Attorneys for same-sex Utah couples have requested that the United States Supreme Court strike down attempts by the state to ban LGBT marriages.
At least 900 gay couples in the state have acquired marriage licenses since Judge Robert J. Shelby of Federal District Court for Utah ruled legislation passed by Salt Lake City officials nine years ago threatened gay citizens' rights to due process and equal protection under the 14th Amendment.
Since the December 20th ruling, Utah officials have tried to get the 10th District Court to delay Shelby's ruling, USA Today reported. When that failed, the state shuttled its appeal through the Supreme Court, Tuesday.
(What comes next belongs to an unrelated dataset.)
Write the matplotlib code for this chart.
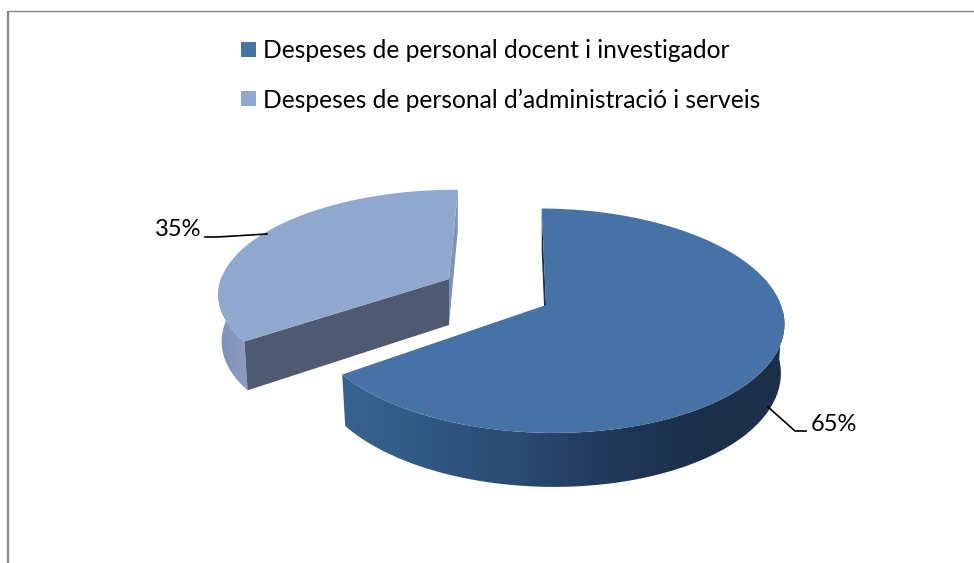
import matplotlib

matplotlib.use("Agg")

import matplotlib.pyplot as plt
import numpy as np
from matplotlib.colors import LinearSegmentedColormap
from matplotlib.patches import Polygon, Rectangle

categories = [
    "Despeses de personal docent i investigador",
    "Despeses de personal d\u2019administració i serveis",
]
values = [65, 35]
colors = ["#4672A6", "#90A8CE"]

START_ANGLE = 89.5

# projection of each slice, in pixels
dark_view = dict(cx=546, cy=305, rx=235, ry=110, k=0.14, shear=7, drop=48, drop_v=6)
light_view = dict(cx=449, cy=279, rx=228, ry=100, k=0.12, shear=-8, drop=46, drop_v=5)


def project(angle, view, bottom=False):
    theta = np.radians(angle)
    u, v = np.cos(theta), np.sin(theta)
    den = 1 + view["k"] * v
    x = (view["rx"] * u - view["shear"] * v) / den
    y = -view["ry"] * v / den
    if bottom:
        return view["cx"] + 0.985 * x, view["cy"] + y + view["drop"] - view["drop_v"] * v
    return view["cx"] + x, view["cy"] + y


def gradient_fill(ax, xs, ys, stops, zorder):
    cmap = LinearSegmentedColormap.from_list("side", stops)
    extent = (min(xs), max(xs), max(ys), min(ys))
    img = ax.imshow(
        np.linspace(0, 1, 256).reshape(1, -1),
        cmap=cmap,
        extent=extent,
        aspect="auto",
        zorder=zorder,
    )
    patch = Polygon(np.column_stack([xs, ys]), transform=ax.transData, fc="none", ec="none")
    ax.add_patch(patch)
    img.set_clip_path(patch)


def face(ax, angle, view, color, zorder):
    px, py = project(angle, view)
    qx, qy = project(angle, view, bottom=True)
    cx, cy = view["cx"], view["cy"]
    ax.fill([cx, px, qx, cx], [cy, py, qy, cy + view["drop"]], color=color, lw=0, zorder=zorder)


def rim(ax, a0, a1, view, stops):
    angles = np.linspace(a0, a1, 200)
    xt, yt = project(angles, view)
    xb, yb = project(angles, view, bottom=True)
    gradient_fill(ax, np.concatenate([xt, xb[::-1]]), np.concatenate([yt, yb[::-1]]), stops, 2.5)


def top(ax, a0, a1, view, color):
    xs, ys = project(np.linspace(a0, a1, 300), view)
    ax.fill(np.append(xs, view["cx"]), np.append(ys, view["cy"]), color=color, lw=0, zorder=4)


fig = plt.figure(figsize=(9.74, 5.63), dpi=100)
ax = fig.add_axes([0, 0, 1, 1])

edges = START_ANGLE - np.cumsum([0] + [v / sum(values) * 360 for v in values])

# first slice, clockwise from the start angle
face(ax, edges[0], dark_view, "#1B2F4A", 2)
rim(ax, edges[1], -3, dark_view, ["#38628F", "#315883", "#2A4A72", "#21395A", "#1B2F4A", "#1B2F4A"])
top(ax, edges[0], edges[1], dark_view, colors[0])

# second slice closes the circle, with its own offset
face(ax, edges[2] + 360, light_view, "#7F93B8", 2)
face(ax, edges[1] + 360, light_view, "#4F5A70", 3)
rim(ax, edges[1] + 360, 178, light_view, ["#7F92B6", "#8A9DC2"])
top(ax, edges[1] + 360, edges[2] + 360, light_view, colors[1])

ax.set_xlim(0, 974)
ax.set_ylim(563, 0)
ax.axis("off")

# chart frame
ax.plot([8, 8], [563, 10.5], color="#868686", lw=1.6, solid_capstyle="butt")
ax.plot([8, 974], [10.5, 10.5], color="#868686", lw=1.0, solid_capstyle="butt")

# legend
for i, (label, color) in enumerate(zip(categories, colors)):
    y = 49.5 + i * 49
    ax.add_patch(Rectangle((241, y - 7.5), 15, 15, fc=color, ec="none"))
    ax.text(263, y + 1.5, label, fontsize=17.7, family="Lato", color="black", va="center", ha="left")

# data labels with leader lines
ax.text(155, 229.5, f"{values[1]}%", fontsize=17, family="Lato", va="center", ha="left")
ax.text(811, 424.5, f"{values[0]}%", fontsize=17, family="Lato", va="center", ha="left")
ax.plot([205, 217, 267], [237, 237, 234], color="black", lw=1.2, zorder=5)
ax.plot([768, 795, 806], [407, 431, 431], color="black", lw=1.2, zorder=5)

fig.savefig("out.png", dpi=100)
plt.close(fig)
But attorney Peggy Tomsic, who is representing some of the gay couples who first brought the case to court, urged Justice Sonia Sotomayor to turn down Utah's bid for a block on LGBT marriage. Tomsic said the state hadn't fully proved how gay marriage affects any other citizen in the state.
"Numerous same-sex marriages are now occurring every day in Utah," lawyers stated to the high court, according to USA Today. "Each one is an affront not only to the interests of the state and its citizens in being able to define marriage through ordinary democratic channels, but also to this court's unique role as arbiter."
Meanwhile, Utah authorities maintained that states "have a powerful interest in controlling the definition of marriage within their borders is indisputable," adding that same-sex marriage is a newfangled trend, one that isn't "deeply rooted in the nation's history and tradition."
Utah - the home of the Church of Jesus Christ of Latter-day Saints - is one of the front-running states against the legalization of gay marriage.